ARE YOU BEING TRIGGERED BY YOUR EX?

Your ex probably knows how to press your buttons better than anyone. Maybe they are always late picking up or dropping off your kids despite your reminders to be on time. It could be the patronizing way they speak to you or their stubborn refusal to agree to a reasonable request, or they text you wanting to change the parenting schedule at the last minute. What happens then? You become triggered! In fact, at this point, your best version of yourself has left the building and you find yourself focused on revenge, justice, and fighting for what you believe is “right.” Even though you may have repeatedly told yourself that you won’t let your ex get to you, that doesn’t change how you feel after interacting with them.  Sound familiar?

Why am I allowing this person to trigger me?

When you are going through a divorce, there may be times when you feel dejected, angry, and insecure.  This difficult process can set off some or all of these emotions without warning. The next thing you know, you may be overwhelmed by painful feelings and negative messages that interfere with your ability to make decisions. These reactions could negatively impact your case outcomes.

The good news is that being aware of your feelings and figuring out where this derailing happens most often in your life, will help you take steps to manage them.

The first step is to understand your emotional triggers. Emotional triggers may come from patterns in your marriage that have played out dozens of times before. They may also relate directly to the reasons for the divorce.

The more you understand why you are getting upset, the better you can prepare for your reactions. Some reasons, such as your ex bringing their affair partner to your child’s birthday party, are more obvious. However, others may take some work to figure out. For instance, your ex refuses to agree on a mediation date even though they have been offered several choices. You could be highly aggravated and anxious over this delay tactic and not fully aware of why it has upset you so much. When you take a closer look, you may realize that you also are reacting to strong feelings related to your ex being controlling and manipulative. If control and manipulation are hot-button issues for you, this behavior may have triggered your response. Additionally, your ex may be excellent at manipulating other people, including you. If you have spent years dealing with this type of issue, having it appear during your divorce may be particularly infuriating.

We all have specific triggers/stimuli that induce conscious and subconscious reactions in each of us and thus, play an important role in our well-being.

The SCARF Model

The SCARF Model was developed in 2008 by David Rock, a leading scholar of neuroleadership, which tells us that there are universal triggers that fall into five categories and take place when an individual whether through their communication or behavior threatens your sense of Status, Certainty, Autonomy, Relatedness or Fairness.

Status triggers occur when your ideas become diminished or rejected. It’s based on the need to feel you have equal or elevated status when compared to others. It’s our relative importance to others/personal worth. When you are accused of incompetence it’s likely to flare up.

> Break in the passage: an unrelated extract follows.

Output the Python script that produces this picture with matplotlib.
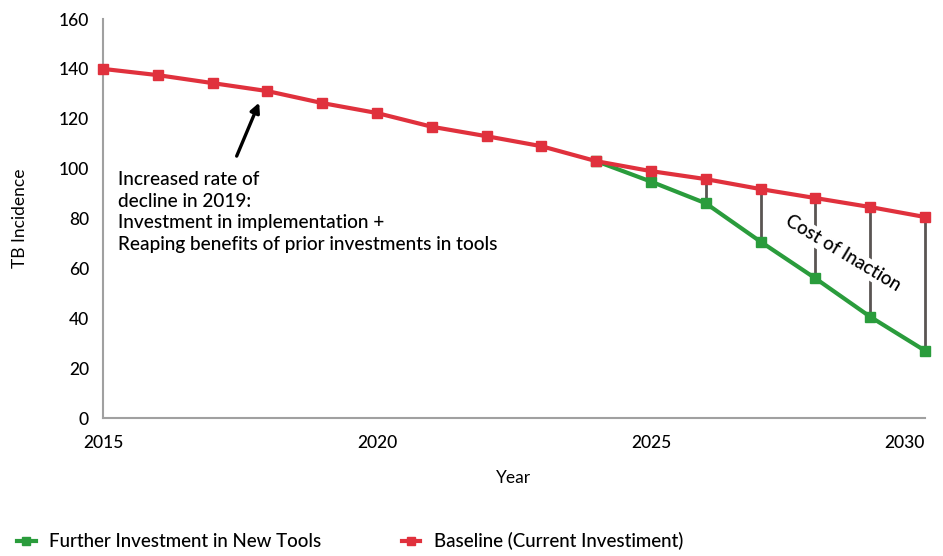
import matplotlib
matplotlib.use("Agg")
import matplotlib.pyplot as plt

years = list(range(2015, 2031))
baseline = [140, 137.5, 134.3, 131.1, 126.3, 122.3, 116.8, 113, 109, 103,
            99, 95.8, 91.8, 88.2, 84.6, 80.6]
new_tools_years = list(range(2024, 2031))
new_tools = [103, 94.8, 86.1, 70.7, 56, 40.6, 27]
gap_years = [2026, 2027, 2028, 2029, 2030]

RED = "#e0313d"
GREEN = "#2a9c3c"

plt.rcParams["font.family"] = ["Lato", "DejaVu Sans"]
plt.rcParams["font.weight"] = "medium"

fig = plt.figure(figsize=(9.43, 5.56), dpi=100)
ax = fig.add_axes([0.1092, 0.2482, 0.8717, 0.7176])

# cost-of-inaction connectors
for yr in gap_years:
    b = baseline[years.index(yr)]
    g = new_tools[new_tools_years.index(yr)]
    ax.plot([yr, yr], [g, b], color="#5a5553", lw=2, zorder=1, clip_on=False)

ax.plot(years, baseline, color=RED, lw=3, marker="s", ms=6.5,
        label="Baseline (Current Investiment)", zorder=3, clip_on=False)
ax.plot(new_tools_years, new_tools, color=GREEN, lw=3, marker="s", ms=6.5,
        label="Further Investment in New Tools", zorder=2, clip_on=False)

ax.text(2028.5, 66, "Cost of Inaction", rotation=-31, fontsize=13.5,
        ha="center", va="center", zorder=2,
        bbox=dict(facecolor="white", edgecolor="none", pad=1))

ax.annotate("", xy=(2017.87, 127.5), xytext=(2017.42, 104),
            arrowprops=dict(arrowstyle="-|>", color="black", lw=2.4,
                            mutation_scale=14))
ax.text(2015.27, 99, "Increased rate of\ndecline in 2019:\nInvestment in implementation +\n"
        "Reaping benefits of prior investments in tools",
        fontsize=13.7, va="top", ha="left", linespacing=1.32)

ax.set_xlim(2015, 2030)
ax.set_ylim(0, 160)
ax.set_xticks([2015, 2020, 2025, 2030])
ax.set_yticks(range(0, 161, 20))
ax.tick_params(length=0, labelsize=12.5, pad=10)
ax.tick_params(axis="x", pad=12)
xlabels = ax.get_xticklabels()
xlabels[-1].set_horizontalalignment("right")
xlabels[-1].set_x(2030.1)
for s in ["top", "right"]:
    ax.spines[s].set_visible(False)
ax.spines["left"].set_color("#a0a0a0")
ax.spines["bottom"].set_color("#a0a0a0")
ax.spines["left"].set_linewidth(1.5)
ax.spines["bottom"].set_linewidth(1.5)

ax.set_xlabel("Year", fontsize=12.5, labelpad=14)
ax.set_ylabel("TB Incidence", fontsize=12.5, labelpad=22)

handles, labels = ax.get_legend_handles_labels()
fig.legend(handles[::-1], labels[::-1], loc="lower left",
           bbox_to_anchor=(0.0, -0.02), ncol=2, frameon=False, fontsize=13.5,
           handlelength=1.0, handletextpad=0.7, columnspacing=4.3,
           markerscale=0.9)

fig.savefig("out.png", dpi=100)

Certainty triggers happen when plans get changed unexpectedly or are not known. It’s based on our ability to predict the future. When the brain is not able to predict, it uses significantly more resources, also involving the energy-intensive pre-frontal cortex. This can become exhausting and debilitating and lead to significant physical, mental, and emotional anxiety, which, in turn, will hinder your ability to make effective and balanced decisions.

Autonomy triggers occur when you feel you have no control or influence over events/life. When your co-parent makes decisions behind your back or you feel you have no options other than going along with your ex, this will likely cause your trigger to flare up.

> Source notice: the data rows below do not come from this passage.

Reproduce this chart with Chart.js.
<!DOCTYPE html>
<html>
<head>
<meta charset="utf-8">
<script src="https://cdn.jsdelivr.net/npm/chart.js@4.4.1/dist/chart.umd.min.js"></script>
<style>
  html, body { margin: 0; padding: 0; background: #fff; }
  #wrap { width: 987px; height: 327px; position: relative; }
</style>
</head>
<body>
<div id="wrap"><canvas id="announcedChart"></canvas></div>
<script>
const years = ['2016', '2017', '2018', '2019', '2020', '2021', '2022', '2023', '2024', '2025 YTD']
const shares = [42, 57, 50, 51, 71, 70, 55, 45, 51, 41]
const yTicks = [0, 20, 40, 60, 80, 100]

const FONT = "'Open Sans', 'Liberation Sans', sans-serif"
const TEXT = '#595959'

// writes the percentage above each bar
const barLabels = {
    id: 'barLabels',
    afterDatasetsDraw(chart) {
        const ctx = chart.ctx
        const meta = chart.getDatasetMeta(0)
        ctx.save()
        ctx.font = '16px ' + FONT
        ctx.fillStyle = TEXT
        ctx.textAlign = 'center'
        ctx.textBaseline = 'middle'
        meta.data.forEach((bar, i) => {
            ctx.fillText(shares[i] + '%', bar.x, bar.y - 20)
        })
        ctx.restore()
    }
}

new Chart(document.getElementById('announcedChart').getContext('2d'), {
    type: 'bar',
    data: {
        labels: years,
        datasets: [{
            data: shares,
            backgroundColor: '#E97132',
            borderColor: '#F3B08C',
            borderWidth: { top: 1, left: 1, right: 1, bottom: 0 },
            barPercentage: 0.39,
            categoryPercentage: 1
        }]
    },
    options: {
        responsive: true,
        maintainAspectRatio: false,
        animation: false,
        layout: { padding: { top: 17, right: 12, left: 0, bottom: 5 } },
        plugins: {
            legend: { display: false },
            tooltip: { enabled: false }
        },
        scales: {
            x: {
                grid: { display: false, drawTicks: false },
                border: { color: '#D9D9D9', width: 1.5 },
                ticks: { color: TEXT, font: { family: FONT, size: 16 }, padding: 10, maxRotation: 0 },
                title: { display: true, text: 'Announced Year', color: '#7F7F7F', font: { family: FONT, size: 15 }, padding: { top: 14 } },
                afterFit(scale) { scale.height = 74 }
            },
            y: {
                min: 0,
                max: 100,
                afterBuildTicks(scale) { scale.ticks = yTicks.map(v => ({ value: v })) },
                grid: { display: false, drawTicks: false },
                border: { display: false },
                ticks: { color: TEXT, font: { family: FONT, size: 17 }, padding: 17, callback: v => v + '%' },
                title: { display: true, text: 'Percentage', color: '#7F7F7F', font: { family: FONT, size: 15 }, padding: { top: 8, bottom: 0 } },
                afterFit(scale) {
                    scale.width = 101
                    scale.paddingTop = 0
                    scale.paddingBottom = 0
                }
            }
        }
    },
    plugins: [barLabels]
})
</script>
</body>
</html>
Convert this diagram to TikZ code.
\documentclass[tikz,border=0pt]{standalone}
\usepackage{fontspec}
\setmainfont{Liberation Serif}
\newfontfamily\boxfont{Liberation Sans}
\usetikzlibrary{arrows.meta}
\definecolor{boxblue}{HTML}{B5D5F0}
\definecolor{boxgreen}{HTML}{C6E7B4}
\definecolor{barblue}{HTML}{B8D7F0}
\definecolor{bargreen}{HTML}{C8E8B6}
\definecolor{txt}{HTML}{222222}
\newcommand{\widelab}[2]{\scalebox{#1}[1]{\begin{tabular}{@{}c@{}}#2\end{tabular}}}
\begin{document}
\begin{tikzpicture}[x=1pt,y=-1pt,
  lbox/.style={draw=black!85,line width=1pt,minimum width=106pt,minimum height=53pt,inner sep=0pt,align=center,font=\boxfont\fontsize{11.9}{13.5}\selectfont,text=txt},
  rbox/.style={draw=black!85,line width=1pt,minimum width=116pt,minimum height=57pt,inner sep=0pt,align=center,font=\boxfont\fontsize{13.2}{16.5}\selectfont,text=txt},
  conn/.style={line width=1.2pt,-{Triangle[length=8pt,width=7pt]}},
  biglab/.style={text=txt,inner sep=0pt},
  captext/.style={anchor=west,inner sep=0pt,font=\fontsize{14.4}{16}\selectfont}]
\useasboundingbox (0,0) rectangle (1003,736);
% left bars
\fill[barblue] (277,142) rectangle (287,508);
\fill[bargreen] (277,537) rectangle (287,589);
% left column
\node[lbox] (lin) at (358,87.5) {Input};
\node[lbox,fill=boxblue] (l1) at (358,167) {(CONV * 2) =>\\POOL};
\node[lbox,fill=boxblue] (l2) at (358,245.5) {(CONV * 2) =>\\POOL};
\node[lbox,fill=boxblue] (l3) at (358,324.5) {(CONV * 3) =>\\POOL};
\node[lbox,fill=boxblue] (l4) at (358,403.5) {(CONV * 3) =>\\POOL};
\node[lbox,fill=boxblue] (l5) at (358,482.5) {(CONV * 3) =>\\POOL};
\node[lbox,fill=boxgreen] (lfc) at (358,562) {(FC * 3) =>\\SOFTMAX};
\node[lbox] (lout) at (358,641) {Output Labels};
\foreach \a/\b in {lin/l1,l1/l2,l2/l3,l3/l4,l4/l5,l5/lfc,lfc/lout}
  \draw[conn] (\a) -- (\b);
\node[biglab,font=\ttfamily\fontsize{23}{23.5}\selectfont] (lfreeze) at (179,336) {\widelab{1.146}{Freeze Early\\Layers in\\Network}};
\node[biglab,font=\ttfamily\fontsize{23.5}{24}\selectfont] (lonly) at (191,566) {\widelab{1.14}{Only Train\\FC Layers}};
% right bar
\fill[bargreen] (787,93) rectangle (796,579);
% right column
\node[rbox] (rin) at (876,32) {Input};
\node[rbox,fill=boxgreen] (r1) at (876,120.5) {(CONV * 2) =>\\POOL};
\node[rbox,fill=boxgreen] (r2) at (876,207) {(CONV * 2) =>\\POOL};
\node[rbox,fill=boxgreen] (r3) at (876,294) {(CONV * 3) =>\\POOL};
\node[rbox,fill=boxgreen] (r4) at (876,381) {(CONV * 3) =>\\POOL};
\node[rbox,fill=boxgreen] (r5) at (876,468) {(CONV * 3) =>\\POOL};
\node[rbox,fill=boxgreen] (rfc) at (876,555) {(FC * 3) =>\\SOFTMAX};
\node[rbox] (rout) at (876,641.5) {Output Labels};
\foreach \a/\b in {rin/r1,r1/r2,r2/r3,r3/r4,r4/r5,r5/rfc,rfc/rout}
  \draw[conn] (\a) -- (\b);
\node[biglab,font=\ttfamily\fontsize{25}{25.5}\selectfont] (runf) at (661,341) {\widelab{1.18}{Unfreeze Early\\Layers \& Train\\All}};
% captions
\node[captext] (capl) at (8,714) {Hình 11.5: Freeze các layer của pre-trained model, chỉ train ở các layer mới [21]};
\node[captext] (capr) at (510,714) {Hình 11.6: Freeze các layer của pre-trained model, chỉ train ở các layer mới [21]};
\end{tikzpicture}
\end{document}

Relatedness triggers are affected by how safe we feel with others. They also occur when you feel left behind, not included, and made to feel as though you are on the outside.

Fairness triggers will flare up when we perceive the exchanges between people to be “unfair” and when we feel the rules/expectations for you are not applied to the others, such as your ex. Do you find yourself honoring the co-parenting agreement, yet your ex breaks all the rules and feels as though they do not have to do their part? This is when the fairness trigger will kick in.

Managing Your Emotional Triggers During Divorce

Identifying your potential emotional triggers and being aware of when they might occur can help you be prepared for them. If you expect to have strong feelings during an upcoming hearing or when you are attending your child’s dance recital at the same time as your ex, now is your chance to anticipate your responses and find ways to cope. You can work on developing self-talk that helps you stay calm. You may want to plan for potentially upsetting events by bringing someone supportive with you.

It’s vital to keep in mind that your reactions can directly impact your divorce. Additionally, if your ex is doing something to deliberately upset you, not feeding into the behavior may help minimize its impact. By setting appropriate limits, maintaining boundaries, and controlling your reactions, you can help protect your case and keep your composure through triggering moments.

Divorce is one of the most difficult experiences a person can go through. Feelings such as pain, anger, anxiety, and sadness will usually come up throughout the process. Truth be told, the triggers you experience with your former spouse will be with you for the rest of your life. Yes, for the rest of your life! However, these triggers can lose their power and when you can foresee your reactions, you can prepare for them before they catch you off guard. Choose to identify your triggers, plan for alternative responses, be consistent, and commit to the long journey to making the best version of yourself when confronting these situations/events.